Dans son réquisitoire, le procureur a suivi leurs conclusions et demandé l’acquittement du père de famille pour les faits de violences sexuelles. Il a relevé «le comportement problématique» de Malia, qui «agit avec impulsivité sans prendre conscience des conséquences de ses actes».

L’explication la plus plausible pour ces fausses accusations est, pour le magistrat et les experts, «le besoin accru d’affection de Malia de la part de son père. Dans son récit, elle est au centre de son attention.

Elle indique qu’après les agressions sexuelles supposées, il lui disait qu’il l’aimait.» Un autre mobile possible aurait été le désir de l’adolescente de quitter le domicile familial pour échapper aux coups de son père «autoritaire» et «très exigeant». Des violences extrêmes et régulières qui ont contribué à renforcer les troubles du comportement de Malia, selon les experts.

Les deux prévenus auraient failli dans leur rôle de parents, a estimé le procureur avant de reconnaitre qu’ils ont pu être dépassés. La pression sociale, les ressources limitées et les sacrifices du père pour ses enfants sont autant de circonstances atténuantes à prendre en considération dans la fixation des peines. Le procureur a, de ce fait, requis des peines correctionnelles et non plus criminelles : 3 ans assortis d’un sursis «assez large» à l’encontre du père et 12 mois assortis du sursis intégral à l’encontre de la mère.

«Pas un tortionnaire»

Des réquisitions qui soulagent Me Stroesser, l’avocat du père. Il salue «la clairvoyance des experts» qui ne se seraient pas laissés berner par «une pure invention de Malia», qui voulait «attirer l’attention de son père». Pour cela, elle aurait, explique l’avocat, «poussé le bouchon de plus en plus loin».

Il a demandé au tribunal d’acquitter son client des faits d’attentat à la pudeur et de considérer le fait que Malia a pu exagérer les actes de violences physiques, comme «laver le cerveau» de ses frères et sœurs. Aya avait été claire à la barre mardi, elle n’a jamais subi de coups.

«Malia était une enfant insolente et perturbatrice qui n’a pas supporté que son père ne lui ait pas apporté suffisamment d’attention», note l’avocat. «Mon client a eu une vie difficile et on lui a inculqué des valeurs extrêmement strictes. Il était vital pour lui que ses enfants aient une bonne éducation et puissent s’élever socialement.»

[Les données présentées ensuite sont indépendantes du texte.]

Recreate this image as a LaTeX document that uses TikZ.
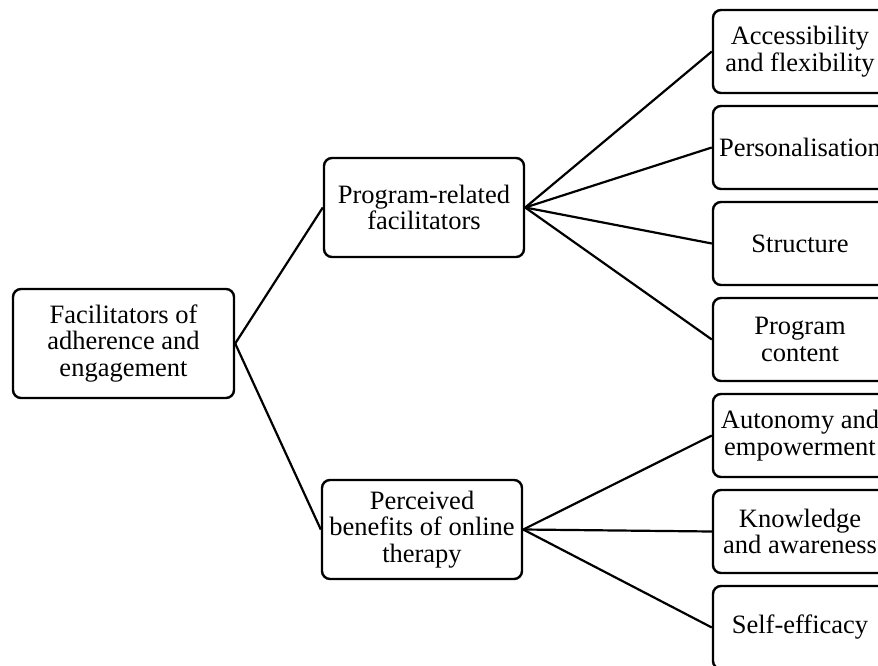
\documentclass[tikz,border=0pt]{standalone}
\usepackage{fontspec}
\setmainfont{Liberation Serif}
\usetikzlibrary{positioning}

\begin{document}
\begin{tikzpicture}[-,x=1pt,y=-1pt,node distance = 10.6pt,line width=2.2pt]
\tikzstyle{v}=[draw,line width=2.4pt,rounded corners=8pt,align=center,inner sep=2pt,font=\fontsize{26.5}{26.5}\selectfont]
\tikzstyle{leaf}=[v,minimum width=174pt,minimum height=83pt]
\useasboundingbox (0,0) rectangle (878,666);
\node[v,minimum width=221pt,minimum height=109pt]	(FAE)	at (123.5,343.5)	{Facilitators of\\adherence and\\engagement};
\node[v,minimum width=200pt,minimum height=99pt]	(PRF)	at (424,207.5)		{Program-related\\facilitators};
\node[v,minimum width=200pt,minimum height=99pt]	(PBT)	at (422,529.5)		{Perceived\\benefits of online\\therapy};
\node[leaf]	(AF)	at (800,51.5)		{Accessibility\\and flexibility};
\node[leaf]	(Pers)	[below = of AF]		{Personalisation};
\node[leaf]	(Str)	[below = of Pers]	{Structure};
\node[leaf]	(PC)	[below = of Str]	{Program\\content};
\node[leaf]	(AE)	[below = of PC]		{Autonomy and\\empowerment};
\node[leaf]	(KA)	[below = of AE]		{Knowledge\\and awareness};
\node[leaf]	(SE)	[below = of KA]		{Self-efficacy};

\path(FAE.east)	edge	(PRF.west)
	 (FAE.east)	edge	(PBT.west)
	 (PRF.east)	edge	(AF.west)
	 (PRF.east)	edge	(Pers.west)
	 (PRF.east)	edge	(Str.west)
	 (PRF.east)	edge	(PC.west)
	 (PBT.east)	edge	(AE.west)
	 (PBT.east)	edge	(KA.west)
	 (PBT.east)	edge	(SE.west);
\end{tikzpicture}
\end{document}
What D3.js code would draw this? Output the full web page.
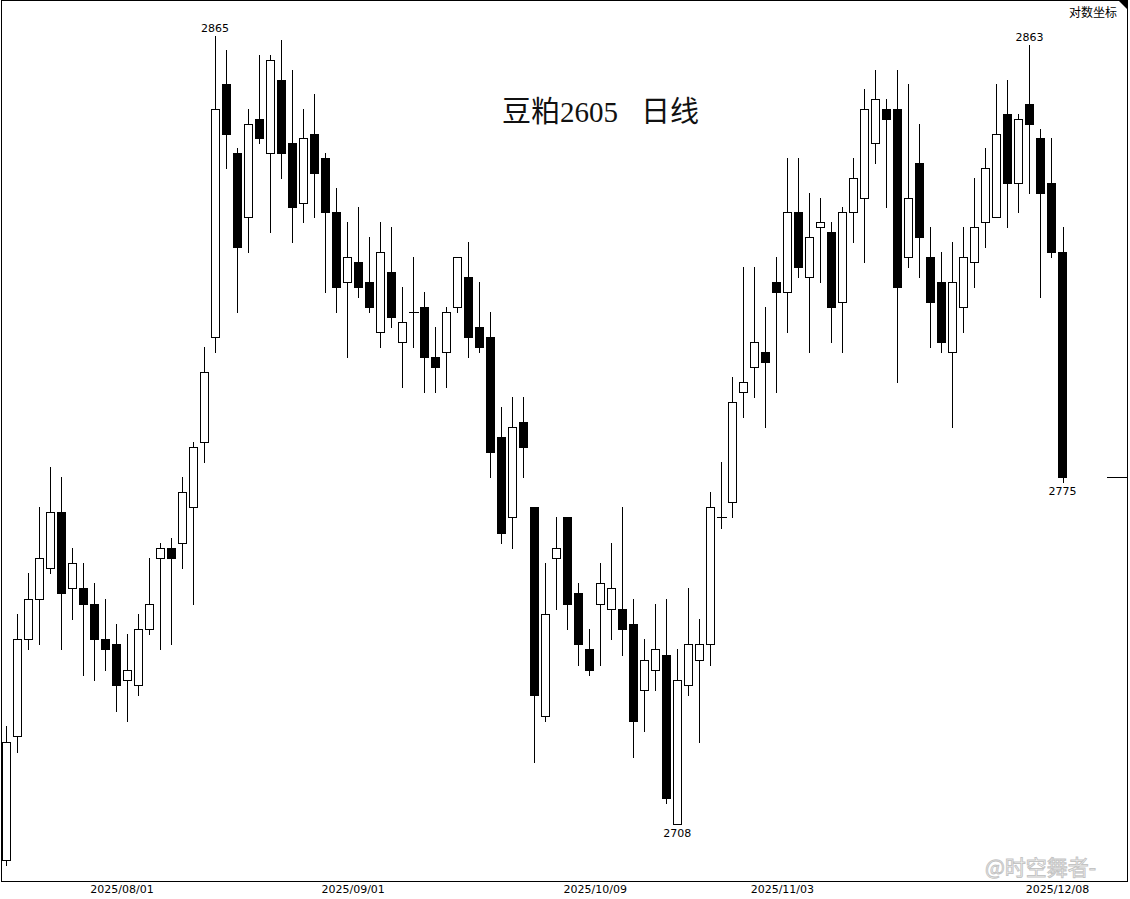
<!DOCTYPE html>
<html>
<head>
<meta charset="utf-8">
<script src="https://cdn.jsdelivr.net/npm/d3@7/dist/d3.min.js"></script>
<style>
  html, body { margin: 0; padding: 0; background: #fff; }
  svg { display: block; }
</style>
</head>
<body>
<svg id="chart" width="1130" height="899"></svg>
<script>
// ---------- data ----------
const dates = [
  "07/17","07/18","07/21","07/22","07/23","07/24","07/25","07/28","07/29","07/30","07/31",
  "08/01","08/04","08/05","08/06","08/07","08/08","08/11","08/12","08/13","08/14","08/15",
  "08/18","08/19","08/20","08/21","08/22","08/25","08/26","08/27","08/28","08/29",
  "09/01","09/02","09/03","09/04","09/05","09/08","09/09","09/10","09/11","09/12",
  "09/15","09/16","09/17","09/18","09/19","09/22","09/23","09/24","09/25","09/26","09/29","09/30",
  "10/09","10/10","10/13","10/14","10/15","10/16","10/17","10/20","10/21","10/22","10/23","10/24",
  "10/27","10/28","10/29","10/30","10/31",
  "11/03","11/04","11/05","11/06","11/07","11/10","11/11","11/12","11/13","11/14",
  "11/17","11/18","11/19","11/20","11/21","11/24","11/25","11/26","11/27","11/28",
  "12/01","12/02","12/03","12/04","12/05","12/08"
];
const openV = [
  2701,2725,2744,2752,2758,2769,2754,2754,2751,2744,2743,2736,2735,2746,2760,2762,2763,2770,2783,2804,
  2855,2841,2828,2848,2841,2856,2843,2831,2845,2840,2829,2815,2819,2815,2805,2817,2803,2809,2810,2800,
  2801,2810,2816,2806,2804,2784,2768,2787,2770,2729,2760,2768,2753,2742,2751,2750,2750,2747,2734,2738,
  2741,2708,2735,2740,2743,2768,2771,2793,2798,2801,2815,2813,2829,2816,2826,2825,2811,2829,2832,2843,
  2850,2850,2820,2839,2820,2815,2801,2810,2819,2827,2828,2849,2835,2851,2844,2835,2821
];
const highV = [
  2727,2749,2757,2770,2778,2776,2762,2759,2755,2752,2747,2745,2749,2760,2763,2764,2776,2783,2802,2865,
  2862,2842,2850,2861,2861,2864,2858,2850,2853,2841,2834,2827,2830,2824,2827,2826,2814,2820,2813,2806,
  2810,2820,2823,2815,2809,2790,2792,2792,2770,2759,2768,2768,2755,2746,2759,2763,2770,2752,2744,2751,
  2752,2742,2754,2748,2773,2779,2796,2818,2818,2810,2820,2840,2840,2833,2832,2827,2830,2840,2854,2858,
  2852,2858,2855,2847,2826,2821,2823,2826,2836,2842,2855,2856,2849,2863,2846,2844,2826
];
const lowV = [
  2700,2722,2742,2743,2757,2742,2748,2737,2736,2738,2730,2728,2733,2745,2742,2743,2758,2751,2779,2801,
  2838,2809,2821,2843,2825,2836,2823,2827,2828,2813,2809,2800,2812,2809,2802,2806,2794,2802,2793,2793,
  2794,2809,2800,2801,2776,2763,2762,2776,2720,2728,2750,2746,2739,2737,2739,2744,2741,2721,2726,2734,
  2712,2708,2733,2724,2739,2766,2768,2788,2792,2786,2793,2805,2816,2801,2815,2803,2801,2823,2819,2839,
  2830,2795,2818,2816,2802,2801,2786,2805,2814,2822,2828,2826,2829,2833,2812,2820,2775
];
const closeV = [
  2724,2744,2752,2760,2769,2753,2759,2751,2744,2742,2735,2738,2746,2751,2762,2760,2773,2782,2797,2850,
  2845,2822,2847,2844,2860,2841,2830,2844,2837,2829,2814,2820,2814,2810,2821,2808,2807,2809,2800,2798,
  2809,2820,2804,2802,2781,2765,2786,2782,2733,2749,2762,2751,2743,2738,2755,2754,2746,2728,2740,2742,
  2713,2736,2743,2743,2770,2768,2791,2795,2803,2799,2813,2829,2818,2824,2827,2810,2829,2836,2850,2852,
  2848,2814,2832,2824,2811,2803,2815,2820,2826,2838,2845,2835,2848,2847,2833,2821,2776
];
const tickDates = ["08/01","09/01","10/09","11/03","12/08"];
const yearPrefix = "2025/";
const markHigh = [{i: 19, text: "2865"}, {i: 93, text: "2863"}];
const markLow  = [{i: 61, text: "2708"}, {i: 96, text: "2775"}];
const titleMain = "豆粕2605";
const titleTail = "日线";
const scaleTag = "对数坐标";
const watermark = "@时空舞者-";

// ---------- layout ----------
const axisY = 881.5, frameL = 1.5, frameR = 1127.5, frameT = 0.5;
const svg = d3.select("#chart");

const x = d3.scalePoint().domain(dates).range([6, 1062.5]);
const step = x.step();
const y = d3.scaleLog().domain([2708, 2865]).range([824, 35.5]);

const candles = dates.map((d, i) => ({d, i, o: openV[i], h: highV[i], l: lowV[i], c: closeV[i]}));

// frame
svg.append("rect").attr("x", frameL).attr("y", frameT)
  .attr("width", frameR - frameL).attr("height", axisY - frameT)
  .attr("fill", "none").attr("stroke", "#000").attr("stroke-width", 1)
  .attr("shape-rendering", "crispEdges");

// top-right corner triangle
svg.append("path").attr("d", `M1118,0 L1128,0 L1128,10 Z`).attr("fill", "#000");

const gC = svg.append("g").attr("shape-rendering", "crispEdges");
const px = v => Math.round(v) + 0.5;

// wicks
gC.selectAll("line.wick").data(candles).join("line")
  .attr("class", "wick")
  .attr("x1", d => px(x(d.d))).attr("x2", d => px(x(d.d)))
  .attr("y1", d => Math.round(y(d.h))).attr("y2", d => Math.round(y(d.l)) + 1)
  .attr("stroke", "#000").attr("stroke-width", 1);

// bodies
const bodies = candles.filter(d => d.o !== d.c);
gC.selectAll("rect.body").data(bodies).join("rect")
  .attr("class", "body")
  .attr("x", d => px(x(d.d) - 4.5))
  .attr("y", d => px(y(Math.max(d.o, d.c))))
  .attr("width", 8)
  .attr("height", d => Math.max(1, px(y(Math.min(d.o, d.c))) - px(y(Math.max(d.o, d.c)))))
  .attr("fill", d => d.c > d.o ? "#fff" : "#000")
  .attr("stroke", "#000").attr("stroke-width", 1);

// doji
const dojis = candles.filter(d => d.o === d.c);
gC.selectAll("line.doji").data(dojis).join("line")
  .attr("class", "doji")
  .attr("x1", d => Math.round(x(d.d) - 4.5)).attr("x2", d => Math.round(x(d.d) + 5.5))
  .attr("y1", d => px(y(d.o))).attr("y2", d => px(y(d.o)))
  .attr("stroke", "#000").attr("stroke-width", 1);

// last price marker on the right edge
const last = candles[candles.length - 1];
svg.append("line")
  .attr("x1", 1107).attr("x2", frameR)
  .attr("y1", px(y(last.c))).attr("y2", px(y(last.c)))
  .attr("stroke", "#000").attr("stroke-width", 1).attr("shape-rendering", "crispEdges");

// extreme labels
const lblFont = "'DejaVu Sans', Verdana, sans-serif";
svg.selectAll("text.hi").data(markHigh).join("text")
  .attr("class", "hi")
  .attr("x", d => x(dates[d.i])).attr("y", d => y(highV[d.i]) - 4)
  .attr("text-anchor", "middle").attr("font-family", lblFont).attr("font-size", 11)
  .attr("fill", "#000").text(d => d.text);
svg.selectAll("text.lo").data(markLow).join("text")
  .attr("class", "lo")
  .attr("x", d => x(dates[d.i])).attr("y", d => y(lowV[d.i]) + 13)
  .attr("text-anchor", "middle").attr("font-family", lblFont).attr("font-size", 11)
  .attr("fill", "#000").text(d => d.text);

// watermark (drawn under the axis labels)
svg.append("text").attr("x", 985).attr("y", 875)
  .attr("font-family", "'Noto Sans CJK SC', sans-serif").attr("font-size", 21)
  .attr("fill", "#fff").attr("fill-opacity", 0.85)
  .attr("stroke", "#aaa").attr("stroke-width", 1).attr("stroke-opacity", 0.7)
  .text(watermark);

// bottom axis
const xLab = d3.scalePoint().domain(dates).range([6 - step / 2, 1062.5 - step / 2]);
const axis = d3.axisBottom(xLab).tickValues(tickDates).tickSize(0).tickPadding(4)
  .tickFormat(d => yearPrefix + d);
const gA = svg.append("g").attr("transform", `translate(0,${axisY})`).call(axis);
gA.select(".domain").remove();
gA.selectAll("text").attr("font-family", lblFont).attr("font-size", 11).attr("fill", "#000");
svg.append("line").attr("x1", frameL).attr("x2", frameR).attr("y1", axisY).attr("y2", axisY)
  .attr("stroke", "#000").attr("stroke-width", 1.2);

// title
const serif = "'Liberation Serif', 'DejaVu Serif', 'Noto Sans CJK SC', serif";
svg.append("text").attr("x", 502).attr("y", 122)
  .attr("font-family", serif).attr("font-size", 29).attr("fill", "#111")
  .text(titleMain);
svg.append("text").attr("x", 641).attr("y", 122)
  .attr("font-family", serif).attr("font-size", 29).attr("fill", "#111")
  .text(titleTail);

// scale tag
svg.append("text").attr("x", 1117).attr("y", 17).attr("text-anchor", "end")
  .attr("font-family", "'Noto Sans CJK SC', sans-serif").attr("font-size", 12).attr("fill", "#000")
  .text(scaleTag);
</script>
</body>
</html>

Le père de famille ne serait pas «intrinsèquement violent». «Pas un tortionnaire.» Les coups n’étaient dirigés qu’envers Malia, et dans une moindre mesure contre son petit frère.

Me Stroesser invoque le dépassement du délai raisonnable et les quatre mois de détention préventive de son client «qui n’a plus donné un seul coup à ses enfants depuis le départ de Malia dans un foyer en septembre 2021». Il demande à ce que son client soit condamné à une «peine symbolique» qui n’excède pas les 12 mois d’incarcération et soit assortie du sursis total.

La mère de famille n’aurait, quant à elle, «pas eu conscience de la gravité ou du péril, s’il y avait péril, et ignorait que les faits pouvaient être qualifiés de crime ou de délit», a souligné son avocate qui a demandé son acquittement pour non-assistance à personne en danger.

Elle n’aurait pas su pour les attouchements et aurait tenté de s’interposer quand son mari devenait violent. «Les enfants le confirment», note l’avocate qui décrit une femme soumise, démunie et analphabète. Mardi, elle avait indiqué que «Chez nous, les musulmans, c’est le mari qui commande». La femme de loi a requis l’acquittement en sa faveur.

Avant de clore l’audience, le juge a constaté que «les violences ont cessé à la suite de l’intervention de la police. Si elle (NDLR : la mère de famille) avait contacté les autorités, les violences auraient pu cesser beaucoup plus tôt.»

Le prononcé est fixé au 22 mai prochain.